Skip all pictures, then copy the lines from the start of the data through the line with "300, 350, 400];", keeping both ends.

━━━━━━━━━━━━━━━━

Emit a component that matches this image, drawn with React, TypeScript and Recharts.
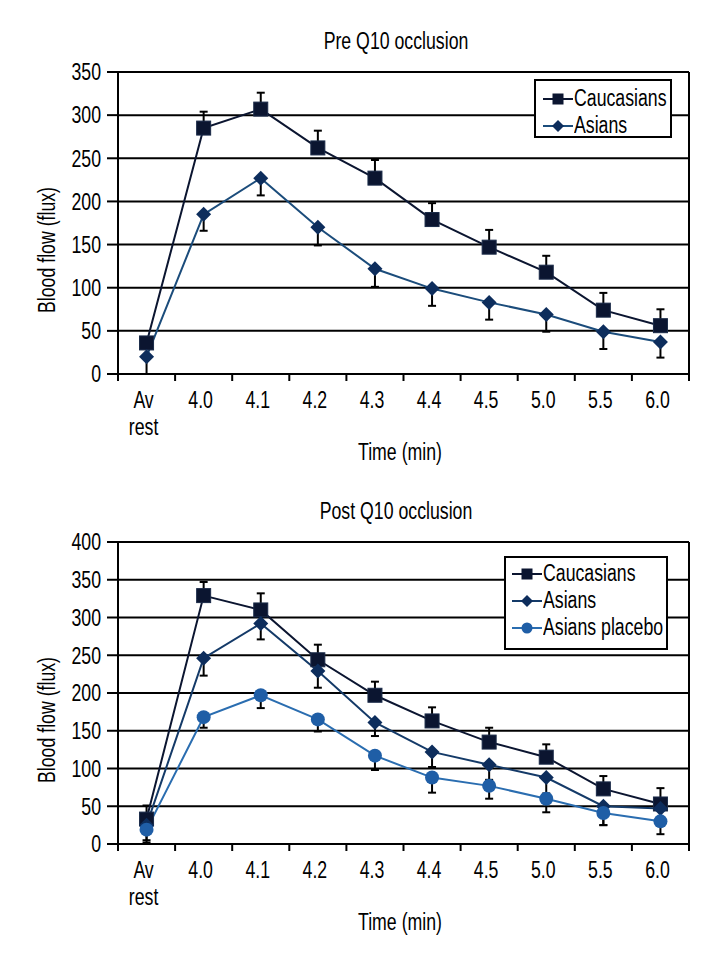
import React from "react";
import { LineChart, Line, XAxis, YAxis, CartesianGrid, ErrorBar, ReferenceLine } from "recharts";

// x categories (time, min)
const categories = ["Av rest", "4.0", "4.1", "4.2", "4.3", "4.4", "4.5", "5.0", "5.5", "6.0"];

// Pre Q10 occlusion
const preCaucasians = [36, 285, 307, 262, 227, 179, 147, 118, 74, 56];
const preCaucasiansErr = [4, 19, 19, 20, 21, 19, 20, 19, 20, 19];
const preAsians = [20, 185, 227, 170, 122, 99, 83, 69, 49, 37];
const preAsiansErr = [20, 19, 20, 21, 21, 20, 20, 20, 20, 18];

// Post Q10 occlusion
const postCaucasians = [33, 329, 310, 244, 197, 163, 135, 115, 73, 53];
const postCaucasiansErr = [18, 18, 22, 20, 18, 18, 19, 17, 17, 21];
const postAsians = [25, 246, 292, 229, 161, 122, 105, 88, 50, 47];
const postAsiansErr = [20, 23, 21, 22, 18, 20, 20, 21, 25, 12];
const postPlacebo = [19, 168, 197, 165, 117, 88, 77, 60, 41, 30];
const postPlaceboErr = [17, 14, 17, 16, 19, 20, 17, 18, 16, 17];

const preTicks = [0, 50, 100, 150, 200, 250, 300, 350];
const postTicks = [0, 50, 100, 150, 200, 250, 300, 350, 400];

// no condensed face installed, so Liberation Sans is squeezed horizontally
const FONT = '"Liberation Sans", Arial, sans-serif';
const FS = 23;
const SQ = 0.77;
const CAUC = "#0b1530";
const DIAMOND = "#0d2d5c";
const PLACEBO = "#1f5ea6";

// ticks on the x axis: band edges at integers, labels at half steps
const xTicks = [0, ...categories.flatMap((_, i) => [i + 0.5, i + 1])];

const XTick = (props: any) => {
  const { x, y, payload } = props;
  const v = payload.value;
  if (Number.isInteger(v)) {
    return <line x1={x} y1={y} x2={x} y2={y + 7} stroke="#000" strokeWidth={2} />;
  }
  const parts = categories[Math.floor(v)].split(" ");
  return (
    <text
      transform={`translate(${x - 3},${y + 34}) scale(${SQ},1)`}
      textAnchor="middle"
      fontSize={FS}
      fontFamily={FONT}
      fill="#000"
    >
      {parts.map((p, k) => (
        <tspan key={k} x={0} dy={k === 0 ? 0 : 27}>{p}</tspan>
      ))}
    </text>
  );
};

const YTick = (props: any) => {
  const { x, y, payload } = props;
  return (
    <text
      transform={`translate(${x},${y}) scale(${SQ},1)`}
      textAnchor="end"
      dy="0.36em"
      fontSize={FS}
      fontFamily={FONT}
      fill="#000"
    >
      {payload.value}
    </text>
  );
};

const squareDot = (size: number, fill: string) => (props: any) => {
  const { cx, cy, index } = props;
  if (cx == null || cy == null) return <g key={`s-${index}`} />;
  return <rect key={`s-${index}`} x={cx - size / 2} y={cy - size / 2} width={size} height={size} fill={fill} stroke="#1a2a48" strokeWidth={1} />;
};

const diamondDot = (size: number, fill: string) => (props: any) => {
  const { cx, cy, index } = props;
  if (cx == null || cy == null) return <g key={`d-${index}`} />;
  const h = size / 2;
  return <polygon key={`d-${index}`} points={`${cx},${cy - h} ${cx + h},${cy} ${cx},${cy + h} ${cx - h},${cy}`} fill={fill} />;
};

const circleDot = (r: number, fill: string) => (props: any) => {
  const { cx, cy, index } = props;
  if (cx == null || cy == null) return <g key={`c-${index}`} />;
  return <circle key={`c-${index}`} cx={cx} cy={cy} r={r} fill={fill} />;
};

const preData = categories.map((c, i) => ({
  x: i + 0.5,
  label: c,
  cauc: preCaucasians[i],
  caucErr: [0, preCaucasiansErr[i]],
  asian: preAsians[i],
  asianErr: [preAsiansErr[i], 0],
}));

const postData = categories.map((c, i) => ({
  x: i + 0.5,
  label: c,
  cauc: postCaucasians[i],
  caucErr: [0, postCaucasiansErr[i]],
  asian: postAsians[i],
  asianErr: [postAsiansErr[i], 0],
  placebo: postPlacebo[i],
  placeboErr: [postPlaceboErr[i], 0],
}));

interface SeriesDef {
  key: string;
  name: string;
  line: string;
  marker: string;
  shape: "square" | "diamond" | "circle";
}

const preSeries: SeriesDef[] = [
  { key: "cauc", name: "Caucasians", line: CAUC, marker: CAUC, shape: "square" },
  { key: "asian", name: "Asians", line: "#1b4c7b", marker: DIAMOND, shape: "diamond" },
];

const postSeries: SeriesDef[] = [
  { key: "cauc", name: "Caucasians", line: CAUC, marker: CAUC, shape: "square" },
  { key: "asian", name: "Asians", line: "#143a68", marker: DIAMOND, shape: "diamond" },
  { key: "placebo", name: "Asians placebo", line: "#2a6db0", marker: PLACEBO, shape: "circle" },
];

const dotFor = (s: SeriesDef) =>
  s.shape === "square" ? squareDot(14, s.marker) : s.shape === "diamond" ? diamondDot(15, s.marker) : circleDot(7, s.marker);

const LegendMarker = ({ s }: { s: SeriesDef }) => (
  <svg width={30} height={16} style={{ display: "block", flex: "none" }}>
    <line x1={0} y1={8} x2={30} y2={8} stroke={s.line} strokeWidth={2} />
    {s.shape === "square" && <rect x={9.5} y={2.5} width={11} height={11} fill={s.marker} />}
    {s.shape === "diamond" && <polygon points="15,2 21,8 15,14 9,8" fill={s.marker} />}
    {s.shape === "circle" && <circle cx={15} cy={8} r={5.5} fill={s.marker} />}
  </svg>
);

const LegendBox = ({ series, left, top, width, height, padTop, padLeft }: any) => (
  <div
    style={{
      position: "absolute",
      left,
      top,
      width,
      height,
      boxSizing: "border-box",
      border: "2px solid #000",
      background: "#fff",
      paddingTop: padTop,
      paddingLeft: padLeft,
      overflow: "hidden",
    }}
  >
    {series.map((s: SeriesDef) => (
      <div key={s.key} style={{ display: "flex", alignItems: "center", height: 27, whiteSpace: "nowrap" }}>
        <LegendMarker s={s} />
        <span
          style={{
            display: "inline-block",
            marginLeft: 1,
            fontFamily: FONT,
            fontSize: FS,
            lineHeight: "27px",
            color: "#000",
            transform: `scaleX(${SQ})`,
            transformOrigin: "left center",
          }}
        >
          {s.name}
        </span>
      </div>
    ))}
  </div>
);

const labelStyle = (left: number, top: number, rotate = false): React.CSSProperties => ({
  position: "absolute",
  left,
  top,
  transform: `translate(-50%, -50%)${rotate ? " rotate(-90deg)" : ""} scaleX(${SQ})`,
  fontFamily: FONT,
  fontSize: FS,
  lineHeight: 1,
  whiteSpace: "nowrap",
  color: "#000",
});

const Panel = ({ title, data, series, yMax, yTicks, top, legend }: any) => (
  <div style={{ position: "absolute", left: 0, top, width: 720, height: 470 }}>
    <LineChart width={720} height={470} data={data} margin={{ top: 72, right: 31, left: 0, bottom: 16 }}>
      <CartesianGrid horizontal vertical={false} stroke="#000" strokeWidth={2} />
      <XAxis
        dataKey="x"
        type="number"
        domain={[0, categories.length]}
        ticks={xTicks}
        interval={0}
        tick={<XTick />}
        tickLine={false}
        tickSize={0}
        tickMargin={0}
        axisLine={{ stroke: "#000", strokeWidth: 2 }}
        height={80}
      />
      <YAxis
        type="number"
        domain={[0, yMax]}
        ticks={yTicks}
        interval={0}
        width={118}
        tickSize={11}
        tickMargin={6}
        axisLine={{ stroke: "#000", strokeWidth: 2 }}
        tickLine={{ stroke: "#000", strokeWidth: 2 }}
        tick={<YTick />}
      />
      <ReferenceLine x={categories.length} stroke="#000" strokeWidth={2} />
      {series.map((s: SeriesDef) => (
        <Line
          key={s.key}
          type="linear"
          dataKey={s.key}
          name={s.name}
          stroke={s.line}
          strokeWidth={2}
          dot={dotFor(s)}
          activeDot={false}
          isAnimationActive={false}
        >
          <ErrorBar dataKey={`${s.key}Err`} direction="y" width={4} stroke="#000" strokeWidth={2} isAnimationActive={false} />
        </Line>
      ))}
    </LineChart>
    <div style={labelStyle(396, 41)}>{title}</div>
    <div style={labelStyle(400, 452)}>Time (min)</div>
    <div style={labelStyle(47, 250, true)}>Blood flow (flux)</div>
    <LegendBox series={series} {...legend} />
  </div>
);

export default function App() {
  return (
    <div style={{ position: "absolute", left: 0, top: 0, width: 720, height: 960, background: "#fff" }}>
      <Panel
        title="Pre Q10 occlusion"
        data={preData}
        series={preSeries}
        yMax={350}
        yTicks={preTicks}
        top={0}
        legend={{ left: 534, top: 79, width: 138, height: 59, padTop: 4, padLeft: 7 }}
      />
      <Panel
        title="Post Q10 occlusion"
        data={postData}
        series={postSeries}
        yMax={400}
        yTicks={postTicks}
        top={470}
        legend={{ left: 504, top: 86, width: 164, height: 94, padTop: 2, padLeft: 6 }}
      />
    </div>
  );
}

━━━━━━━━━━━━━━━━

- Correct output:
Emit a component that matches this image, drawn with React, TypeScript and Recharts.
import React from "react";
import { LineChart, Line, XAxis, YAxis, CartesianGrid, ErrorBar, ReferenceLine } from "recharts";

// x categories (time, min)
const categories = ["Av rest", "4.0", "4.1", "4.2", "4.3", "4.4", "4.5", "5.0", "5.5", "6.0"];

// Pre Q10 occlusion
const preCaucasians = [36, 285, 307, 262, 227, 179, 147, 118, 74, 56];
const preCaucasiansErr = [4, 19, 19, 20, 21, 19, 20, 19, 20, 19];
const preAsians = [20, 185, 227, 170, 122, 99, 83, 69, 49, 37];
const preAsiansErr = [20, 19, 20, 21, 21, 20, 20, 20, 20, 18];

// Post Q10 occlusion
const postCaucasians = [33, 329, 310, 244, 197, 163, 135, 115, 73, 53];
const postCaucasiansErr = [18, 18, 22, 20, 18, 18, 19, 17, 17, 21];
const postAsians = [25, 246, 292, 229, 161, 122, 105, 88, 50, 47];
const postAsiansErr = [20, 23, 21, 22, 18, 20, 20, 21, 25, 12];
const postPlacebo = [19, 168, 197, 165, 117, 88, 77, 60, 41, 30];
const postPlaceboErr = [17, 14, 17, 16, 19, 20, 17, 18, 16, 17];

const preTicks = [0, 50, 100, 150, 200, 250, 300, 350];
const postTicks = [0, 50, 100, 150, 200, 250, 300, 350, 400];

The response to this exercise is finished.